5. Set appropriate goals.
Having specific goals to work toward will give you concrete benchmarks to see your progress. Sniezek stays motivated with both short- and long-term goals. “I’m always looking for things that are going to challenge me. That will inspire me.”
No matter how many routes you tick off, there will always be the next climb to tackle. “I want to feel like I’m pushing my limits, keeping things interesting, pushing the bar.”
6. Be adaptable.
Even if you try your hardest, sometimes life still throws a wrench in your plans. After splitting a tendon in her ankle while on a trail run earlier this year, Sniezek has had to adjust her plans so that she could recover from her injury. “This year has been really tough on me, because I had really big goals.”

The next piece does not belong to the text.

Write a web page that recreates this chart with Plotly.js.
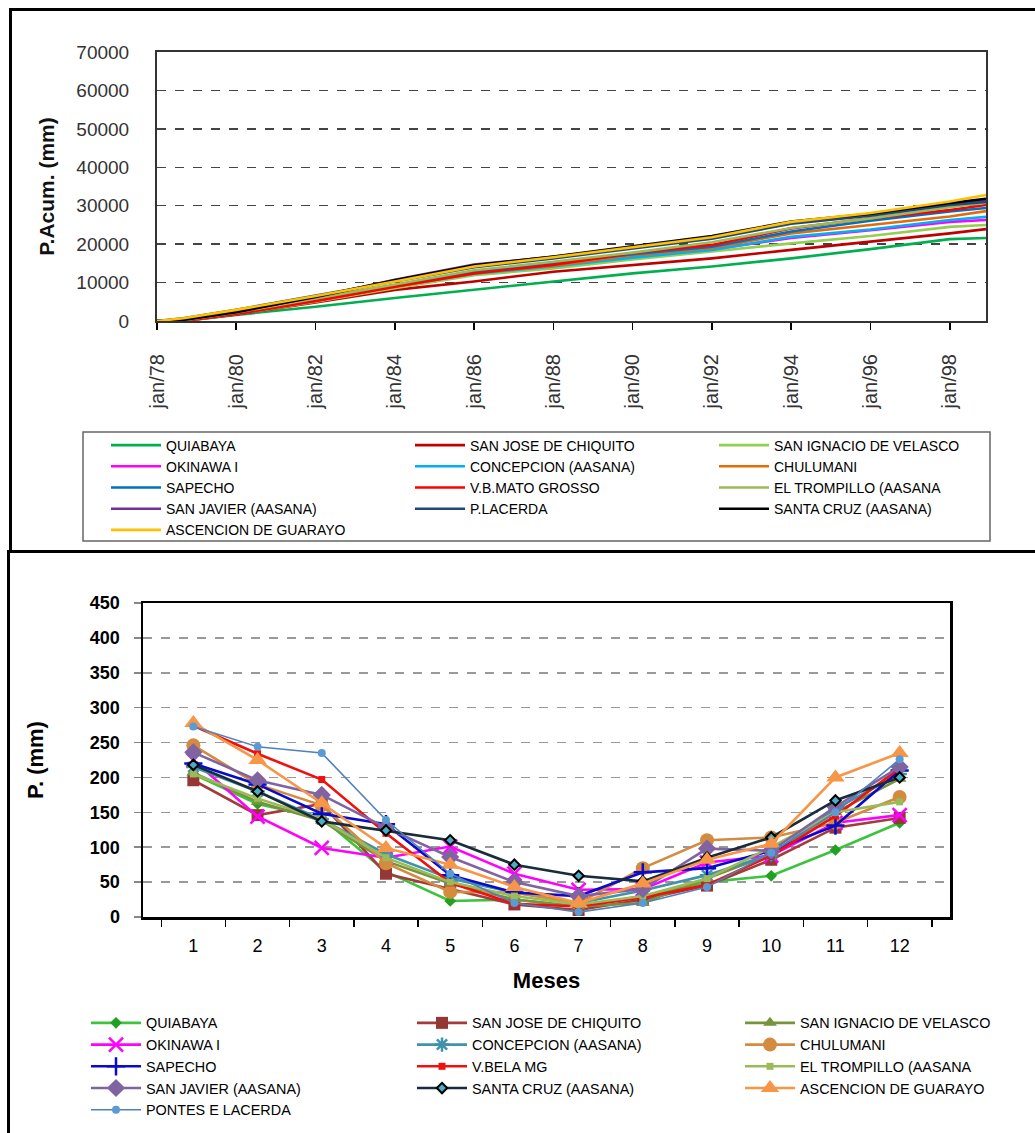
<!DOCTYPE html>
<html><head><meta charset="utf-8">
<script src="https://cdn.plot.ly/plotly-3.0.1.min.js"></script>
<style>
html,body{margin:0;padding:0;background:#fff;}
#wrap{position:relative;width:1035px;height:1133px;overflow:hidden;background:#fff;}
#top{position:absolute;left:0;top:0;width:1035px;height:553px;}
#bot{position:absolute;left:0;top:553px;width:1035px;height:580px;}
.frame{position:absolute;pointer-events:none;box-sizing:border-box;}
</style></head><body>
<div id="wrap">
<div id="top"></div><div id="bot"></div>
<div class="frame" style="left:9px;top:8px;width:1060px;height:545px;border:3px solid #000;"></div>
<div class="frame" style="left:7px;top:550px;width:1060px;height:620px;border:3px solid #000;"></div>
</div>
<script>
// ---------- Top chart: accumulated precipitation ----------
const topDates = ['1978-01-01','1978-09-01','1980-01-01','1982-01-01','1984-01-01','1986-01-01','1988-01-01','1990-01-01','1992-01-01','1994-01-01','1996-01-01','1998-01-01','1998-12-01'];
const topTickVals = ['1978-01-01','1980-01-01','1982-01-01','1984-01-01','1986-01-01','1988-01-01','1990-01-01','1992-01-01','1994-01-01','1996-01-01','1998-01-01'];
const topTickText = ['jan/78','jan/80','jan/82','jan/84','jan/86','jan/88','jan/90','jan/92','jan/94','jan/96','jan/98'];
const topNames = ['QUIABAYA','SAN JOSE DE CHIQUITO','SAN IGNACIO DE VELASCO','OKINAWA I','CONCEPCION (AASANA)','CHULUMANI','SAPECHO','V.B.MATO GROSSO','EL TROMPILLO (AASANA','SAN JAVIER (AASANA)','P.LACERDA','SANTA CRUZ (AASANA)','ASCENCION DE GUARAYO'];
const topColors = ['#00B050','#C00000','#92D050','#FF00FF','#00B0F0','#E36C09','#0070C0','#FF0000','#9BBB59','#7030A0','#1F497D','#000000','#FFC000'];
const accQuiabaya    = [0,0,1600,3700,6000,8100,10300,12400,14200,16300,18700,21300,21600];
const accSanJose     = [0,0,1700,4800,8100,10300,12800,14600,16300,18500,20600,22800,23900];
const accSanIgnacio  = [0,0,1800,5000,8500,11900,13700,16000,18100,20200,22100,24500,25000];
const accOkinawa     = [0,100,2000,5300,9000,12800,14800,16800,18600,21600,23600,25800,26300];
const accConcepcion  = [0,100,2000,5400,9000,12300,14200,16500,18500,21900,23800,26300,27100];
const accChulumani   = [0,100,1900,5200,8900,12600,14400,17100,19000,22800,25000,27200,28600];
const accSapecho     = [0,500,2700,6000,9300,12900,15000,17400,19300,23300,26100,28500,29400];
const accVBMato      = [0,0,1800,5200,8900,12400,14600,17700,19800,24100,26700,28900,30200];
const accTrompillo   = [0,200,2200,5800,9500,13200,15400,17800,20500,24200,26700,29600,30800];
const accSanJavier   = [0,300,2500,6200,10700,14700,16700,19100,21700,25500,27700,30400,31500];
const accPLacerda    = [0,700,2900,6600,10200,14000,16300,18900,21400,25300,27400,30200,31000];
const accSantaCruz   = [0,300,2300,6300,10600,14500,16800,19400,22100,25900,27900,30700,31800];
const accAscencion   = [0,700,2900,6500,10300,14200,16600,19200,21800,25800,28100,31100,32800];
const topSeries = [accQuiabaya,accSanJose,accSanIgnacio,accOkinawa,accConcepcion,accChulumani,accSapecho,accVBMato,accTrompillo,accSanJavier,accPLacerda,accSantaCruz,accAscencion];

// ---------- Bottom chart: monthly mean precipitation ----------
const months = ['1','2','3','4','5','6','7','8','9','10','11','12'];
const botNames = ['QUIABAYA','SAN JOSE DE CHIQUITO','SAN IGNACIO DE VELASCO','OKINAWA I','CONCEPCION (AASANA)','CHULUMANI','SAPECHO','V.BELA MG','EL TROMPILLO (AASANA','SAN JAVIER (AASANA)','SANTA CRUZ (AASANA)','ASCENCION DE GUARAYO','PONTES E LACERDA'];
const mQuiabaya   = [205,162,142,65,23,25,15,30,50,59,96,135];
const mSanJose    = [196,146,162,62,40,18,10,25,45,82,128,142];
const mSanIgnacio = [207,165,138,80,48,25,15,20,55,90,150,198];
const mOkinawa    = [225,144,99,85,101,62,39,40,78,88,135,146];
const mConcepcion = [215,180,140,90,55,35,20,38,60,90,155,205];
const mChulumani  = [246,190,160,77,36,35,20,70,110,114,135,172];
const mSapecho    = [220,190,148,133,60,35,30,64,70,95,131,210];
const mVBela      = [274,234,197,120,49,19,15,28,46,88,145,213];
const mTrompillo  = [205,170,140,85,50,30,18,30,55,100,150,165];
const mSanJavier  = [236,196,175,128,86,50,30,40,98,95,158,215];
const mSantaCruz  = [218,180,137,124,110,75,59,51,85,114,167,200];
const mAscencion  = [278,225,163,99,75,43,20,48,82,105,200,235];
const mPontes     = [273,244,235,139,62,20,7,20,43,92,150,226];
const botSeries = [mQuiabaya,mSanJose,mSanIgnacio,mOkinawa,mConcepcion,mChulumani,mSapecho,mVBela,mTrompillo,mSanJavier,mSantaCruz,mAscencion,mPontes];
const botLineColors = ['#3CC43C','#A33B3B','#77933C','#FF00FF','#3F93AB','#D38B3F','#0A0ACC','#F01010','#9BBB59','#8064A2','#1A2B3A','#F79646','#4F81BD'];
const botMarkerColors = ['#22A022','#953735','#77933C','#FF00FF','#3F93AB','#D38B3F','#0A0ACC','#F01010','#9BBB59','#8064A2','#4BACC6','#F79646','#5B9BD5'];
const botSymbols = ['diamond','square','triangle-up','x-thin-open','asterisk-open','circle','cross-thin-open','square','square','diamond','diamond','triangle-up','circle'];
const botSizes = [9,12,12,14,12,14,13,7,7,14,8,16,8];

const fontMain = 'Liberation Sans, Arial, sans-serif';
const cols = ['legend','legend2','legend3'];

// ---- top traces
const topTraces = topSeries.map((ys,i)=>({
  type:'scatter', mode:'lines', x: topDates, y: ys, name: topNames[i],
  line:{color: topColors[i], width:2.6},
  legend: cols[i%3], hoverinfo:'skip'
}));
function legTop(px){
  return {x:(px-157)/829, y:(321-429.5)/269, xanchor:'left', yanchor:'top', orientation:'v',
    font:{family:fontMain, size:14, color:'#000'}, itemwidth:50, bgcolor:'rgba(0,0,0,0)', borderwidth:0};
}
const layoutTop = {
  width:1035, height:553,
  margin:{l:157, r:49, t:52, b:232, autoexpand:false},
  paper_bgcolor:'#fff', plot_bgcolor:'#fff', showlegend:true,
  xaxis:{type:'date', range:['1978-01-01','1998-12-01'], tickvals:topTickVals, ticktext:topTickText,
    tickangle:-90, ticks:'outside', ticklen:7, tickwidth:1.5, tickcolor:'#000',
    showline:true, linecolor:'#333', linewidth:2, mirror:true, showgrid:false, zeroline:false,
    tickfont:{family:fontMain, size:20, color:'#333'}, ticklabelstandoff:16},
  yaxis:{range:[0,70000], dtick:10000, tick0:0, tickformat:'d', showgrid:true, gridcolor:'#444', griddash:'dash', gridwidth:1.5,
    showline:true, linecolor:'#333', linewidth:2, mirror:true, zeroline:false, ticks:'',
    tickfont:{family:fontMain, size:19, color:'#333'}, ticklabelstandoff:22,
    title:{text:'<b>P.Acum. (mm)</b>', font:{family:fontMain, size:21, color:'#111'}, standoff:16}},
  legend:legTop(106), legend2:legTop(410), legend3:legTop(714),
  shapes:[{type:'rect', xref:'paper', yref:'paper', x0:(83-157)/829, x1:(990-157)/829, y0:(321-432)/269, y1:(321-541)/269,
    line:{color:'#666', width:1.5}, fillcolor:'rgba(0,0,0,0)', layer:'below'}]
};
Plotly.newPlot('top', topTraces, layoutTop, {displayModeBar:false, staticPlot:true});

// ---- bottom traces
const botTraces = botSeries.map((ys,i)=>{
  const open = botSymbols[i].indexOf('open')>=0;
  const m = {symbol:botSymbols[i], size:botSizes[i], color:botMarkerColors[i]};
  if(open){ m.line = {color:botMarkerColors[i], width:2.5}; }
  else if(i===10){ m.line = {color:'#000', width:2}; }
  else { m.line = {width:0}; }
  return {type:'scatter', mode:'lines+markers', x: months, y: ys, name: botNames[i],
    line:{color: botLineColors[i], width: (i===12?1.6:2.6)}, marker:m,
    legend: cols[i%3], hoverinfo:'skip'};
});
function legBot(px){
  return {x:(px-143)/807, y:(364-454)/314, xanchor:'left', yanchor:'top', orientation:'v',
    font:{family:fontMain, size:14.4, color:'#000'}, itemwidth:50, bgcolor:'rgba(0,0,0,0)', borderwidth:0};
}
const layoutBot = {
  width:1035, height:580,
  margin:{l:143, r:85, t:50, b:216, autoexpand:false},
  paper_bgcolor:'#fff', plot_bgcolor:'#fff', showlegend:true,
  xaxis:{type:'category', tickson:'boundaries', ticks:'outside', ticklen:7, tickwidth:1.5, tickcolor:'#000',
    showline:true, linecolor:'#000', linewidth:2.5, mirror:true, showgrid:false, zeroline:false,
    tickfont:{family:fontMain, size:18, color:'#000'}, ticklabelstandoff:11,
    title:{text:'<b>Meses</b>', font:{family:fontMain, size:22, color:'#000'}, standoff:18}},
  yaxis:{range:[0,450], dtick:50, tick0:0, showgrid:true, gridcolor:'#999', griddash:'dash', gridwidth:1.5,
    showline:true, linecolor:'#000', linewidth:2.5, mirror:true, zeroline:false,
    ticks:'outside', ticklen:7, tickwidth:1.5, tickcolor:'#888',
    tickfont:{family:fontMain, size:18, color:'#000', weight:'bold'}, ticklabelstandoff:10,
    title:{text:'<b>P. (mm)</b>', font:{family:fontMain, size:22, color:'#000'}, standoff:40}},
  legend:legBot(86), legend2:legBot(412), legend3:legBot(740)
};
Plotly.newPlot('bot', botTraces, layoutBot, {displayModeBar:false, staticPlot:true});
</script>
</body></html>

At the same time, she keeps the bigger picture in mind amidst the short-term setbacks. “I’m not climbing at my peak right now, but I know I can bring myself back there,” she says. “I know what I need to do, so I’m not worried.”
7. Don’t forget to have fun.
Sniezek obviously takes her sport seriously, but at the same time it’s important to her that she doesn’t take it too seriously. Paradoxically, she says she could only start climbing at the higher grades once she took off the stress and convinced herself there was “no pressure to succeed or fail—it was just about having fun.”

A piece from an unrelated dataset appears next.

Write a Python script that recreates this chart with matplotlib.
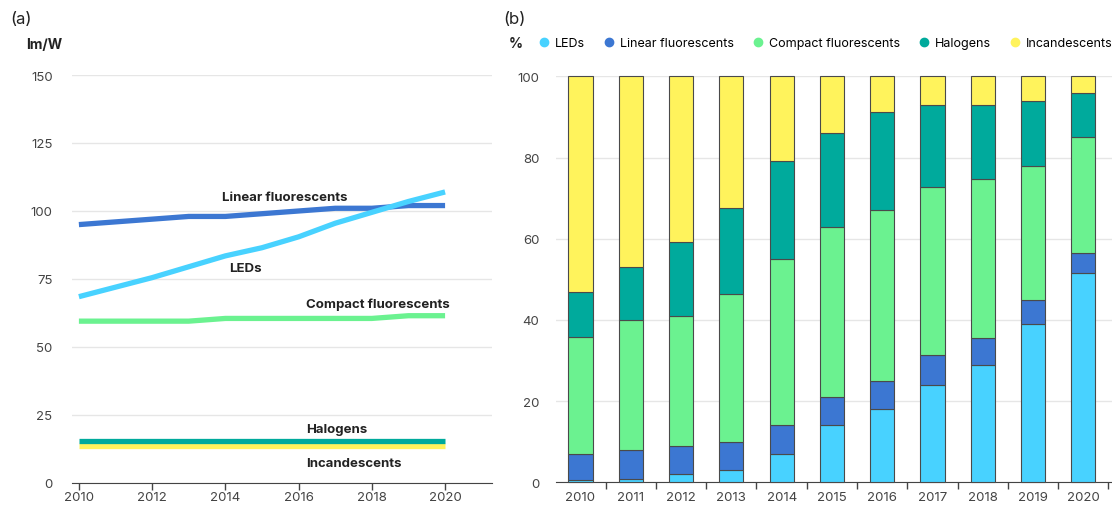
import matplotlib
matplotlib.use("Agg")
import matplotlib.pyplot as plt
from matplotlib.lines import Line2D
import numpy as np

plt.rcParams['font.family'] = ['Inter', 'DejaVu Sans']

# (a) efficacy, lm/W
years = [2010, 2011, 2012, 2013, 2014, 2015, 2016, 2017, 2018, 2019, 2020]
eff_led = [68.5, 72, 75.5, 79.5, 83.5, 86.5, 90.5, 95.5, 99.5, 103.5, 107]
eff_linear = [95, 96, 97, 98, 98, 99, 100, 101, 101, 102, 102]
eff_cfl = [59.5, 59.5, 59.5, 59.5, 60.5, 60.5, 60.5, 60.5, 60.5, 61.5, 61.5]
eff_halogen = [15.5] * 11
eff_incand = [13.5] * 11

# (b) sales share, %
share_led = [0.6, 0.8, 2, 3, 7, 14, 18, 24, 29, 39, 51.5]
share_linear = [6.3, 7.2, 7, 7, 7, 7, 7, 7.3, 6.5, 6, 5]
share_cfl = [29, 32, 32, 36.5, 41, 42, 42, 41.4, 39.2, 33, 28.5]
share_halogen = [11, 13, 18.2, 21.1, 24.1, 23, 24.2, 20.2, 18.2, 16, 10.8]
share_incand = [53.1, 47, 40.8, 32.4, 20.9, 14, 8.8, 7.1, 7.1, 6, 4.2]

names = ["LEDs", "Linear fluorescents", "Compact fluorescents", "Halogens", "Incandescents"]
colors = ["#48d2ff", "#3c77d2", "#6bf290", "#00aa9c", "#fff35c"]
grid = "#e6e6e6"

fig = plt.figure(figsize=(11.12, 5.06), dpi=100)

# ---- left panel
ax1 = fig.add_axes([0.0647, 0.0435, 0.3777, 0.8063])
for vals, c in zip([eff_incand, eff_halogen, eff_cfl, eff_linear, eff_led], colors[::-1]):
    ax1.plot(years, vals, color=c, lw=3.8, solid_capstyle="butt")
ax1.set_xlim(2009.81, 2021.28)
ax1.set_ylim(0, 150)
ax1.set_yticks([0, 25, 50, 75, 100, 125, 150])
ax1.set_xticks([2010, 2012, 2014, 2016, 2018, 2020])
ax1.yaxis.grid(True, color=grid, lw=1)
ax1.set_axisbelow(True)
for s in ["left", "right", "top"]:
    ax1.spines[s].set_visible(False)
ax1.spines["bottom"].set_color("#444444")
ax1.tick_params(axis="y", length=0, pad=14, labelsize=9.5, labelcolor="#444444")
ax1.tick_params(axis="x", length=5, width=1, color="#444444", pad=1, labelsize=9.5, labelcolor="#444444")

lab_kw = dict(fontsize=9.5, fontweight="bold", color="#222222", va="center", ha="left")
ax1.text(2013.9, 105.0, "Linear fluorescents", **lab_kw)
ax1.text(2014.1, 79.0, "LEDs", **lab_kw)
ax1.text(2016.2, 66.0, "Compact fluorescents", **lab_kw)
ax1.text(2016.2, 20.0, "Halogens", **lab_kw)
ax1.text(2016.2, 7.5, "Incandescents", **lab_kw)

fig.text(10 / 1112, 1 - 20 / 506, "(a)", fontsize=12, color="#222222", va="center", ha="left")
fig.text(26 / 1112, 1 - 45 / 506, "lm/W", fontsize=10, fontweight="bold", color="#222222", va="center", ha="left")

# ---- right panel
ax2 = fig.add_axes([556 / 1112, 0.0449, 1 - 556 / 1112, 0.8023])
x = np.arange(len(years))
bottom = np.zeros(len(years))
for vals, c, n in zip([share_led, share_linear, share_cfl, share_halogen, share_incand], colors, names):
    ax2.bar(x, vals, 0.48, bottom=bottom, color=c, edgecolor="#4a4a4a", lw=0.8, label=n, clip_on=False, zorder=3)
    bottom += np.array(vals)
ax2.set_xlim(-0.487, 10.57)
ax2.set_ylim(0, 100)
ax2.set_yticks([0, 20, 40, 60, 80, 100])
ax2.set_xticks(x)
ax2.set_xticklabels([str(y) for y in years])
ax2.set_xticks(np.arange(len(years)) + 0.5, minor=True)
ax2.yaxis.grid(True, color=grid, lw=1)
ax2.set_axisbelow(True)
for s in ["left", "right", "top"]:
    ax2.spines[s].set_visible(False)
ax2.spines["bottom"].set_color("#444444")
ax2.tick_params(axis="y", length=0, pad=12, labelsize=9.5, labelcolor="#444444")
ax2.tick_params(axis="x", which="major", length=0, pad=6, labelsize=9.5, labelcolor="#444444")
ax2.tick_params(axis="x", which="minor", length=5, width=1, color="#444444")

fig.text(503 / 1112, 1 - 20 / 506, "(b)", fontsize=12, color="#222222", va="center", ha="left")
fig.text(509 / 1112, 1 - 44 / 506, "%", fontsize=10, fontweight="bold", color="#222222", va="center", ha="left")
handles = [Line2D([], [], ls="", marker="o", markersize=6, color=c) for c in colors]
fig.legend(handles, names, loc="center left", bbox_to_anchor=(536 / 1112, 1 - 44 / 506), ncol=5,
           frameon=False, fontsize=9, handletextpad=0.3, columnspacing=1.3, handlelength=1.2,
           borderaxespad=0, borderpad=0)

fig.savefig("out.png", dpi=100)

“I push myself so hard with everything already—climbing is my escape,” she says. “I don’t care if I’m climbing 5.14 hard. It’s the thing I do to relax. Even if I’m trying hard, I don’t want the pressure to preform. I don’t want to make it serious.”

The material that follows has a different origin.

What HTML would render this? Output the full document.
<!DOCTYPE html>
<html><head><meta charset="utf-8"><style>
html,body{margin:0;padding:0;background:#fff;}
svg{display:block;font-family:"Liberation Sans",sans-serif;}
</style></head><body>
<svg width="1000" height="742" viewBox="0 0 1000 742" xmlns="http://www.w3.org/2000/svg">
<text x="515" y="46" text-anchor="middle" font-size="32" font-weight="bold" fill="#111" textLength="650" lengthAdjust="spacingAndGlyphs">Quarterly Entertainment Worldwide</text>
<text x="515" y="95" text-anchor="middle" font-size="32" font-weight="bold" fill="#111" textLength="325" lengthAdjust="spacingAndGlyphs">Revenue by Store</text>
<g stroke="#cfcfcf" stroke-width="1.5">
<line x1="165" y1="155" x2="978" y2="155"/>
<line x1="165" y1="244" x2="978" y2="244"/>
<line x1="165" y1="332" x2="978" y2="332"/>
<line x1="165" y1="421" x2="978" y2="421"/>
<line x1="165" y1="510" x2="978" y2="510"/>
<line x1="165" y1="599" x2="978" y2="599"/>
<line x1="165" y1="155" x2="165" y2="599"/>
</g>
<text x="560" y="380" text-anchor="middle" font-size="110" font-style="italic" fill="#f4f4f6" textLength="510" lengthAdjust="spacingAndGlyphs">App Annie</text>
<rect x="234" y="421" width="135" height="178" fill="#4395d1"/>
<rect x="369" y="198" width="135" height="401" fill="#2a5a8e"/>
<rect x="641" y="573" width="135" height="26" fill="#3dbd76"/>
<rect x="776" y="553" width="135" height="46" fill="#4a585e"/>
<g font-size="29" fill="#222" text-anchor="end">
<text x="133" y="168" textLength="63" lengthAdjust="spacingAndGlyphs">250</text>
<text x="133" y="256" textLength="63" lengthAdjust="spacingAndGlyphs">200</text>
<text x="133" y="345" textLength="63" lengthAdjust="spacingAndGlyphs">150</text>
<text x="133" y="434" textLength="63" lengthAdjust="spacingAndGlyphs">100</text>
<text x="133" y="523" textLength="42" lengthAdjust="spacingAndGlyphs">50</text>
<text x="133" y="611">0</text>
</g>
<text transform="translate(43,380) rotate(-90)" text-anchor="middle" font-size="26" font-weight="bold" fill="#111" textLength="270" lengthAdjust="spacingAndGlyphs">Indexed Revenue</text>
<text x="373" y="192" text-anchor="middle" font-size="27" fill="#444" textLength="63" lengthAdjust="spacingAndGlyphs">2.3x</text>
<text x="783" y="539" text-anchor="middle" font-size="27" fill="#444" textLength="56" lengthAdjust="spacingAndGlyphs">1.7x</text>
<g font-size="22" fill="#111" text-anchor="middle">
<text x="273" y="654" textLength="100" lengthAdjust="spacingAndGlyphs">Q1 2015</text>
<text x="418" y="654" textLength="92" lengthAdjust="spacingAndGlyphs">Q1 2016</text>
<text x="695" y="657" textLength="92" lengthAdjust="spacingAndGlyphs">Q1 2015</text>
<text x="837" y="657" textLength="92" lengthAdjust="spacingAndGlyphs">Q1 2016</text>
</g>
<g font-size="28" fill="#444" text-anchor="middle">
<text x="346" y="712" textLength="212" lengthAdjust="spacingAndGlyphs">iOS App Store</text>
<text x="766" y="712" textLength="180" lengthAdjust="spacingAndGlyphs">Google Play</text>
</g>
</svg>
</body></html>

Sniezek found that sweet spot between climbing hard and having fun at the end of our morning’s session. She got on “Bust a Rhythm,” a route that she had never done before, feeling jittery and unsure she would make it to the top. As she continued upward she got into the flow, just enjoying the motions. “Then it was like the next thing I know, ‘Oh, I’m here already!’”
“It’s beautiful,” she says. “I mean, I’m in it for life.”